**Instruction**:
Retype the listing below line for line, but only from the line with "Rebuild this chart" down to the line with "step_hour = 1 / 6", inclusive. Pictures stay out.

Figure scripts:

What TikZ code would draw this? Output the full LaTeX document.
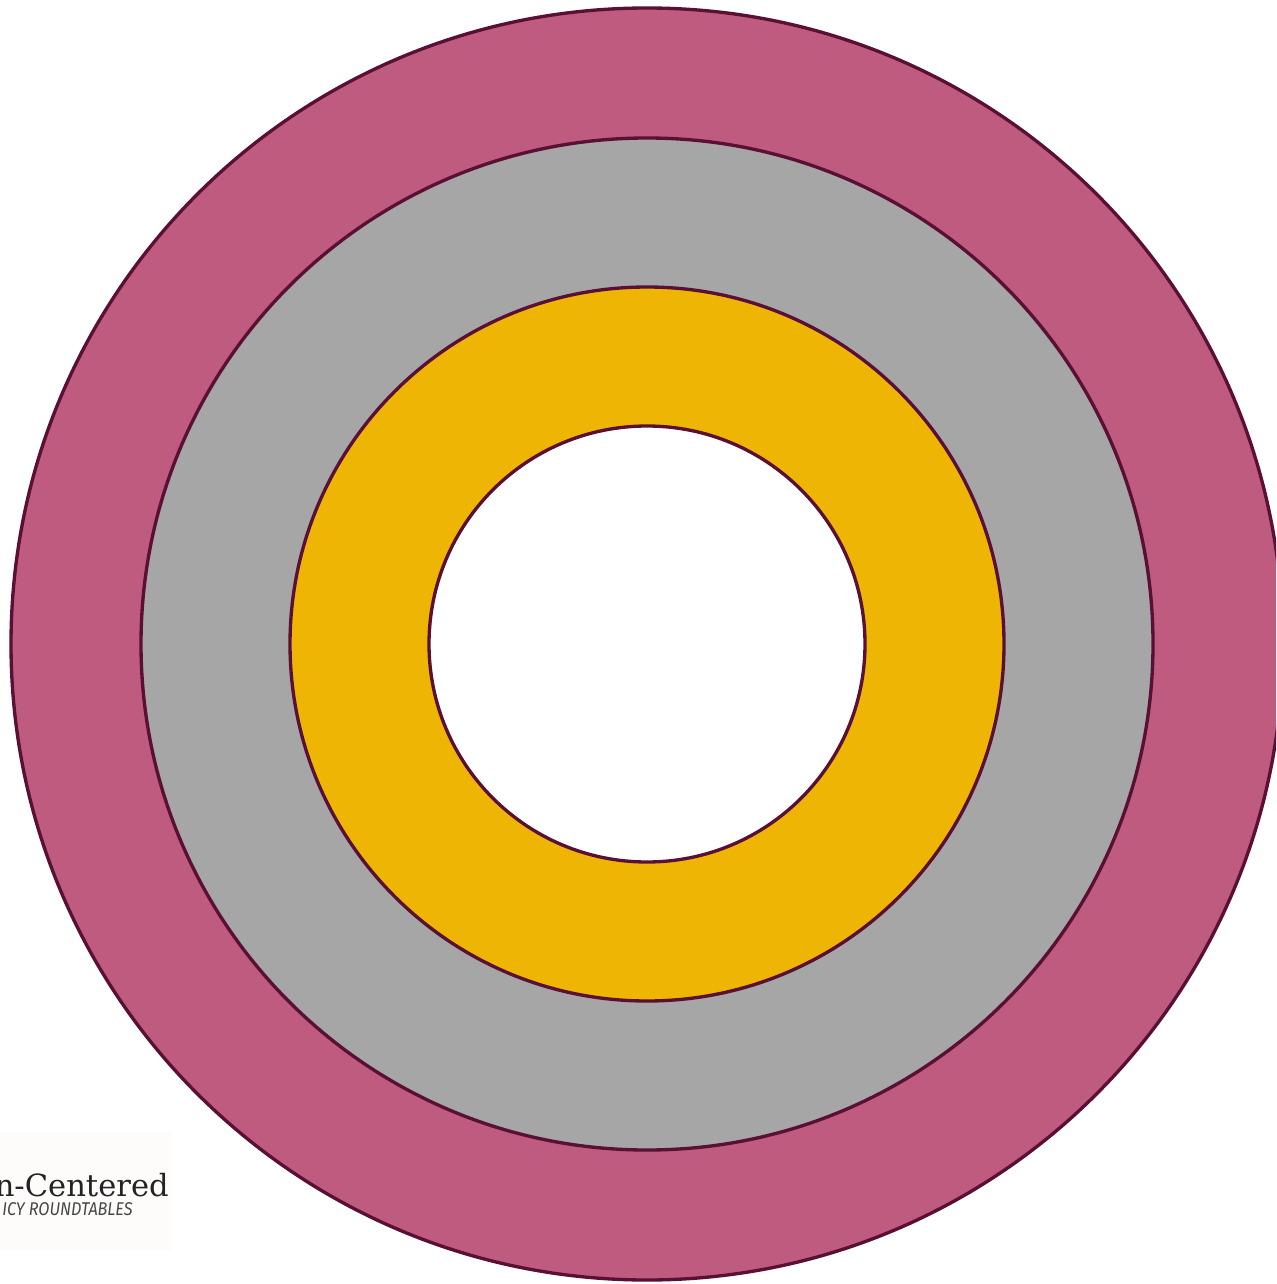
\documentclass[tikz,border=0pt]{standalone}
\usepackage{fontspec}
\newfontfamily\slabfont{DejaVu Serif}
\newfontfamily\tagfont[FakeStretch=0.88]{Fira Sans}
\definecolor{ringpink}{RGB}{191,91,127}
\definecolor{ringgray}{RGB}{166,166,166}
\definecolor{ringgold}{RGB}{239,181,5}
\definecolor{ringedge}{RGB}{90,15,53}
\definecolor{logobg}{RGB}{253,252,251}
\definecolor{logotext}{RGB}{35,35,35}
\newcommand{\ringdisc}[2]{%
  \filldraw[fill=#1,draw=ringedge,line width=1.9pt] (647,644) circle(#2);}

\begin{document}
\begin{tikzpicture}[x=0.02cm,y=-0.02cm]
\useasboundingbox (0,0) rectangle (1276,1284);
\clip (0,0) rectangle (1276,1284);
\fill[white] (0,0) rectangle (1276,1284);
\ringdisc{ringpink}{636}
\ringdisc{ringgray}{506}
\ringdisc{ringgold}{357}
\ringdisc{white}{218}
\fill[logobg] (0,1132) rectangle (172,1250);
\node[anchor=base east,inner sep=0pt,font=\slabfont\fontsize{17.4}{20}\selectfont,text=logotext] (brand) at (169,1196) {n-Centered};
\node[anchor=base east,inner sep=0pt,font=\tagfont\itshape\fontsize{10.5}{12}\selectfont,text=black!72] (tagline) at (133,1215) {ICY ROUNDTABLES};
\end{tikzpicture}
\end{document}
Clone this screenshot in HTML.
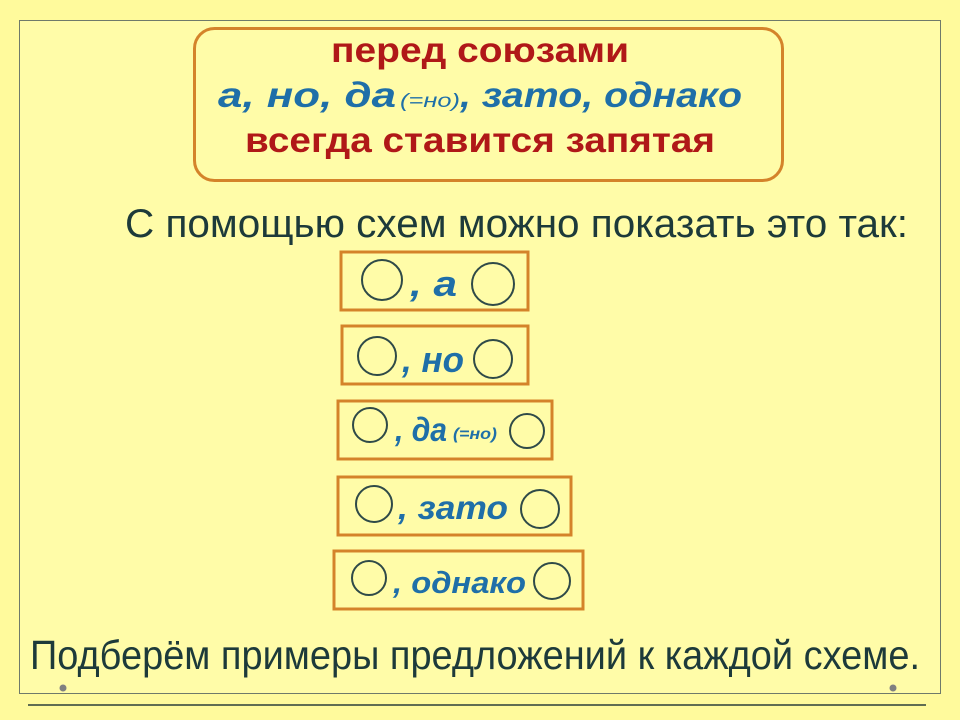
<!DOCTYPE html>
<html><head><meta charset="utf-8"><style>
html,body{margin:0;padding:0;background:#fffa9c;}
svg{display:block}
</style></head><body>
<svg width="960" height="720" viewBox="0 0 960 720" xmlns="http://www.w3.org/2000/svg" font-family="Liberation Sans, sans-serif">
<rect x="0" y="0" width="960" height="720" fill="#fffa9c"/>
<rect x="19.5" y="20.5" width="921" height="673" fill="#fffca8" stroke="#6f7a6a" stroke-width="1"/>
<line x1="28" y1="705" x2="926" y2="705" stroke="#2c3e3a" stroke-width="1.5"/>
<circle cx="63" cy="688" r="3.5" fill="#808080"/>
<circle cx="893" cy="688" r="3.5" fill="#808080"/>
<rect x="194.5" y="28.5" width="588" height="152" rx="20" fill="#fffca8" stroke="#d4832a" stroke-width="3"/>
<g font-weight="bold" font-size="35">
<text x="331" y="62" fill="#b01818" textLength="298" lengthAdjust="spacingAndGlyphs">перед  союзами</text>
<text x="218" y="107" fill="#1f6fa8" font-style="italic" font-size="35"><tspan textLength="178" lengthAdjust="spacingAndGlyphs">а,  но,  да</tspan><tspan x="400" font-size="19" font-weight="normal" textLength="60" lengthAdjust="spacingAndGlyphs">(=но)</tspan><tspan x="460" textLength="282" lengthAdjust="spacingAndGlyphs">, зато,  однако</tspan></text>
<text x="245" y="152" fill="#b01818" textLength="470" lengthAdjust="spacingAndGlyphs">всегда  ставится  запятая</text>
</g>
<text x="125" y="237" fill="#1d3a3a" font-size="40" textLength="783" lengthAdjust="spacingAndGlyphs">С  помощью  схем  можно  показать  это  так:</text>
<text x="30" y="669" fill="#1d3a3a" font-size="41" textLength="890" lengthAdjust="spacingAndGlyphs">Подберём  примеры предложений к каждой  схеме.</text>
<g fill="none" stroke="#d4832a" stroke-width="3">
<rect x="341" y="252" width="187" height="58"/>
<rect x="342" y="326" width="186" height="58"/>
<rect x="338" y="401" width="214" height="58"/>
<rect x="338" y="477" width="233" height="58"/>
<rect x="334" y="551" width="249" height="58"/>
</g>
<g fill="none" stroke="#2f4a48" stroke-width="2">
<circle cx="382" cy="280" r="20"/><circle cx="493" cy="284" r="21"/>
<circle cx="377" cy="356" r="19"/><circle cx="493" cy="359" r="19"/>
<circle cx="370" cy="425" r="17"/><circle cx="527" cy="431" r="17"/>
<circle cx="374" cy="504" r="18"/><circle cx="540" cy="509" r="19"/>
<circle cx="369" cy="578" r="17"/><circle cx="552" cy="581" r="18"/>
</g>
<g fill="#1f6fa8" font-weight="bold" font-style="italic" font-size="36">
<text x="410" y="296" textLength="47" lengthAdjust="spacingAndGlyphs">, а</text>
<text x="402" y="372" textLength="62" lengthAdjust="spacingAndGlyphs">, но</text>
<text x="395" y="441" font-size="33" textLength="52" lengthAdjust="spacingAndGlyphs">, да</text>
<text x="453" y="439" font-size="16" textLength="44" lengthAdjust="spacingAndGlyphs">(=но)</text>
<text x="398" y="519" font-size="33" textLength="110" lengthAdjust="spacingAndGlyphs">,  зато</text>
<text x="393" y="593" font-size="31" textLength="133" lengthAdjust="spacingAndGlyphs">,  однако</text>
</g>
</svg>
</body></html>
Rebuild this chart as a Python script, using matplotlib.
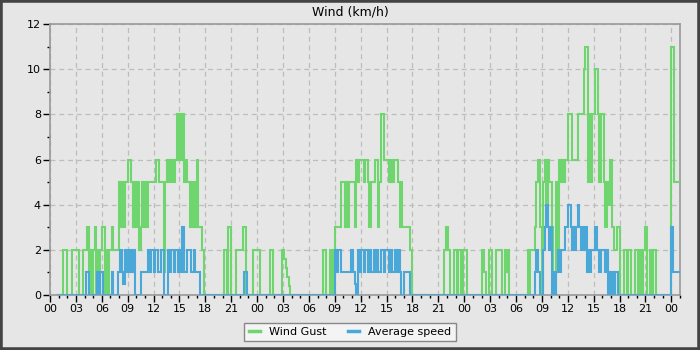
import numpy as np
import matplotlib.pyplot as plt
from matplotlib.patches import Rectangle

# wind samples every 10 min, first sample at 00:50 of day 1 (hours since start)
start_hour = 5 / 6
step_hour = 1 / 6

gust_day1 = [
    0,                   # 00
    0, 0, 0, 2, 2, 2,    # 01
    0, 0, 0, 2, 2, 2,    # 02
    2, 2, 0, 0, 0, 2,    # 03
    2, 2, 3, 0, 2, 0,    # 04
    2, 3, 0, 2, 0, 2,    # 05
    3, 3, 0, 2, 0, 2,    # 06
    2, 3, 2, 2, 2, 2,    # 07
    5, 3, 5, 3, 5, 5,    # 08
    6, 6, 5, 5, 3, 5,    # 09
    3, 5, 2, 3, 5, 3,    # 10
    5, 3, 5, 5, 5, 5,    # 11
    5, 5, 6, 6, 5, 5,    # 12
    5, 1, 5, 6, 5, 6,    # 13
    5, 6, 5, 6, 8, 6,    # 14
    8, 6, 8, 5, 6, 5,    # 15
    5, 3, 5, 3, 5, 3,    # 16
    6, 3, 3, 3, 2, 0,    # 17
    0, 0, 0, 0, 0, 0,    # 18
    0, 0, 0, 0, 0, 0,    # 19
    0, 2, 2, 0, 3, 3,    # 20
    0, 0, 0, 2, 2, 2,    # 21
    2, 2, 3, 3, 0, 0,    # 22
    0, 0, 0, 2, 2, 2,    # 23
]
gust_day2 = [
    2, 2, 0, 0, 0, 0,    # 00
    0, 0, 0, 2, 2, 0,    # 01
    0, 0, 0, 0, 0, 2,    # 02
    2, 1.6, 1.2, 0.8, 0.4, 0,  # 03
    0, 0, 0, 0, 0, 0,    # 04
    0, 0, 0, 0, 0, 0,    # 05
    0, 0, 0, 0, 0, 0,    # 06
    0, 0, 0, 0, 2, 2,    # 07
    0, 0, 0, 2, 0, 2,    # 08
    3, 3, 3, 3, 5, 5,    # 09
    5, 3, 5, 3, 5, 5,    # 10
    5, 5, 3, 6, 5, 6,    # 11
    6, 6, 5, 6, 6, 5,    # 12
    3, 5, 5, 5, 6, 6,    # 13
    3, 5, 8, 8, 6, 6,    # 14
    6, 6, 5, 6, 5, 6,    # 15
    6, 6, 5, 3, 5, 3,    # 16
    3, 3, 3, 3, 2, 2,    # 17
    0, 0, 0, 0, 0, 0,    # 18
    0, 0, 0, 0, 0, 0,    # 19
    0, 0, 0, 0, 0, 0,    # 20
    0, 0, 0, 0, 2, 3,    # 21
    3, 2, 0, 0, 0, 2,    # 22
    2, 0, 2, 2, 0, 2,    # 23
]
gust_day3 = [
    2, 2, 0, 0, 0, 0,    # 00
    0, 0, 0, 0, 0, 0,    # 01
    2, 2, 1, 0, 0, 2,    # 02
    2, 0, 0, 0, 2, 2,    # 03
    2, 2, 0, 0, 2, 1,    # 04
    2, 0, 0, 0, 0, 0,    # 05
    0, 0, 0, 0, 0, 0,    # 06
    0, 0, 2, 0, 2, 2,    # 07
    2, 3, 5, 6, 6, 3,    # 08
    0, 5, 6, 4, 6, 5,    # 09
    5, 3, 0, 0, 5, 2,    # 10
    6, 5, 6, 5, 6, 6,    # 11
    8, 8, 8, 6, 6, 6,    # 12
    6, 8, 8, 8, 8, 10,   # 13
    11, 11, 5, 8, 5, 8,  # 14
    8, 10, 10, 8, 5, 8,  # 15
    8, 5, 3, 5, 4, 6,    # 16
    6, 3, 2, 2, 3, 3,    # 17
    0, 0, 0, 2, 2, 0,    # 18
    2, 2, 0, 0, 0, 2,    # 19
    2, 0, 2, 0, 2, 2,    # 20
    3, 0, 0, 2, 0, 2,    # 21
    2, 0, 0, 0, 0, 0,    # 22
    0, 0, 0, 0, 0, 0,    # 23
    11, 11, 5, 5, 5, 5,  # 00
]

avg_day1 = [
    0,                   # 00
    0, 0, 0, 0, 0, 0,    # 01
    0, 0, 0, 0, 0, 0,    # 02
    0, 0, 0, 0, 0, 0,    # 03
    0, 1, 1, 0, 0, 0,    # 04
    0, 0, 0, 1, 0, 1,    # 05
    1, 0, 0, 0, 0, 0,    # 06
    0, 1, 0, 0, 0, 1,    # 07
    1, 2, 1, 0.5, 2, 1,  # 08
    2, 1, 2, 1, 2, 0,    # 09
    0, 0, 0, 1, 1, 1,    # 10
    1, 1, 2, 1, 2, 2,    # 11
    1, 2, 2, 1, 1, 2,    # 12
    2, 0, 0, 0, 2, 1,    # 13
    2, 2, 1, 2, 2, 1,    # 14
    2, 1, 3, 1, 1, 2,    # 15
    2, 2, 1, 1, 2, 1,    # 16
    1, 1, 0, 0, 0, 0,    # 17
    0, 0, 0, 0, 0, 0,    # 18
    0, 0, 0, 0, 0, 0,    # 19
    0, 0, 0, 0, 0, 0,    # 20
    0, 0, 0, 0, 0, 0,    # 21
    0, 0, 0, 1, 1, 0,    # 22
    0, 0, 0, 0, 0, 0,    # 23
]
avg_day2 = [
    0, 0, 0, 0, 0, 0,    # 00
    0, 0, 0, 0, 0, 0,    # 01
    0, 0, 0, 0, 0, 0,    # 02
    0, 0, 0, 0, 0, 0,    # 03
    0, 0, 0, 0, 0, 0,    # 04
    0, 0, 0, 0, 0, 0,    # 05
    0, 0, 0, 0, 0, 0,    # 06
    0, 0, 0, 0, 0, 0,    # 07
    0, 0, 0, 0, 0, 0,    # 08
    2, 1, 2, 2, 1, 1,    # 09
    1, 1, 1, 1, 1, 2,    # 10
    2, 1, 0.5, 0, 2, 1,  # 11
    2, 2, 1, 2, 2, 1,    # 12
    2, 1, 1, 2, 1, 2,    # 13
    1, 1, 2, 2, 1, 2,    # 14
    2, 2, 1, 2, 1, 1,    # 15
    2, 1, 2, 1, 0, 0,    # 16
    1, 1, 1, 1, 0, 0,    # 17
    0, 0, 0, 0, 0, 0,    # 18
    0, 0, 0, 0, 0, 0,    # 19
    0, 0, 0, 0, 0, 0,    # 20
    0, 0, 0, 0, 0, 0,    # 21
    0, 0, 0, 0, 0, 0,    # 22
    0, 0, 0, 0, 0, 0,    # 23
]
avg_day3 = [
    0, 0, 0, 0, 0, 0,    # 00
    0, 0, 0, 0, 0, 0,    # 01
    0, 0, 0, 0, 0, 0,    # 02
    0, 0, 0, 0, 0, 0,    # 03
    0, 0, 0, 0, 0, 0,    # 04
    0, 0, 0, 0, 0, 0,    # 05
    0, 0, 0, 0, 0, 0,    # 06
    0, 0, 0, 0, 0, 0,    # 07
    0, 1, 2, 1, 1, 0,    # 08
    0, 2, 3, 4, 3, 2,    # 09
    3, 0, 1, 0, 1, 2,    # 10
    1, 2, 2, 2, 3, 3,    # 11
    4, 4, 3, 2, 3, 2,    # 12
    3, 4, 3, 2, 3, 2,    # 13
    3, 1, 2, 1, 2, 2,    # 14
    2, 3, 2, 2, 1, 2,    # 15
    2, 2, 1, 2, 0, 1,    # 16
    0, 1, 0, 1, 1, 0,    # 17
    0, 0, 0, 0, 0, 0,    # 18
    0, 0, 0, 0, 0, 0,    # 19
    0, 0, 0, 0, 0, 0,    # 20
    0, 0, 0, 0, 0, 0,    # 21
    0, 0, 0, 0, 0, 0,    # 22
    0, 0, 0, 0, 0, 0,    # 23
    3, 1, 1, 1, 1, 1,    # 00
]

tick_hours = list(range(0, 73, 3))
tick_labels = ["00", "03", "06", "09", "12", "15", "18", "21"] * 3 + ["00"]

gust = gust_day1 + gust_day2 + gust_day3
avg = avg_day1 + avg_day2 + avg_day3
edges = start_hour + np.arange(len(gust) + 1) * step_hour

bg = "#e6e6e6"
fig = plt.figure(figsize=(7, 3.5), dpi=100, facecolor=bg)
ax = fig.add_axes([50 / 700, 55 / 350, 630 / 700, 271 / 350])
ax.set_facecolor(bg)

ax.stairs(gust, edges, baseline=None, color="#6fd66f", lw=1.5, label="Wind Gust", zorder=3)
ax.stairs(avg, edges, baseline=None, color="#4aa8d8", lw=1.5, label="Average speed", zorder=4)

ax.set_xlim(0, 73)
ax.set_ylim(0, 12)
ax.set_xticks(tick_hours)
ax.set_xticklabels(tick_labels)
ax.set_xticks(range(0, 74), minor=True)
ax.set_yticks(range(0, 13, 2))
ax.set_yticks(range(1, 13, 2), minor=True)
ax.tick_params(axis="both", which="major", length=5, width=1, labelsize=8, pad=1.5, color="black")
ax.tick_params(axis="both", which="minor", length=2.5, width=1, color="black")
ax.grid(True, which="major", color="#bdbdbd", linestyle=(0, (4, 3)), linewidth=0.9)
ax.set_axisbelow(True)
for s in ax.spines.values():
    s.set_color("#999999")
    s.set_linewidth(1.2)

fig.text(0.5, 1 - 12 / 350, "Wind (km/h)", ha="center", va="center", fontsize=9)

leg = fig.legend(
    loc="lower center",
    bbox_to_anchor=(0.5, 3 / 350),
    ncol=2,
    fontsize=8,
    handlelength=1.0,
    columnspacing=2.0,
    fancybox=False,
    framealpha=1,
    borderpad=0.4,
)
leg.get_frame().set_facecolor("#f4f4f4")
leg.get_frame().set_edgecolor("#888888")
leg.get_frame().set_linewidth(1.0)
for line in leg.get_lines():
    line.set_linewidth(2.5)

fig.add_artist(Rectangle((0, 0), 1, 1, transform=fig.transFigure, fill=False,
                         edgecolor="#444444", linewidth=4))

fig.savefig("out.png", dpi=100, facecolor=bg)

**Exercise answer**:
Rebuild this chart as a Python script, using matplotlib.
import numpy as np
import matplotlib.pyplot as plt
from matplotlib.patches import Rectangle

# wind samples every 10 min, first sample at 00:50 of day 1 (hours since start)
start_hour = 5 / 6
step_hour = 1 / 6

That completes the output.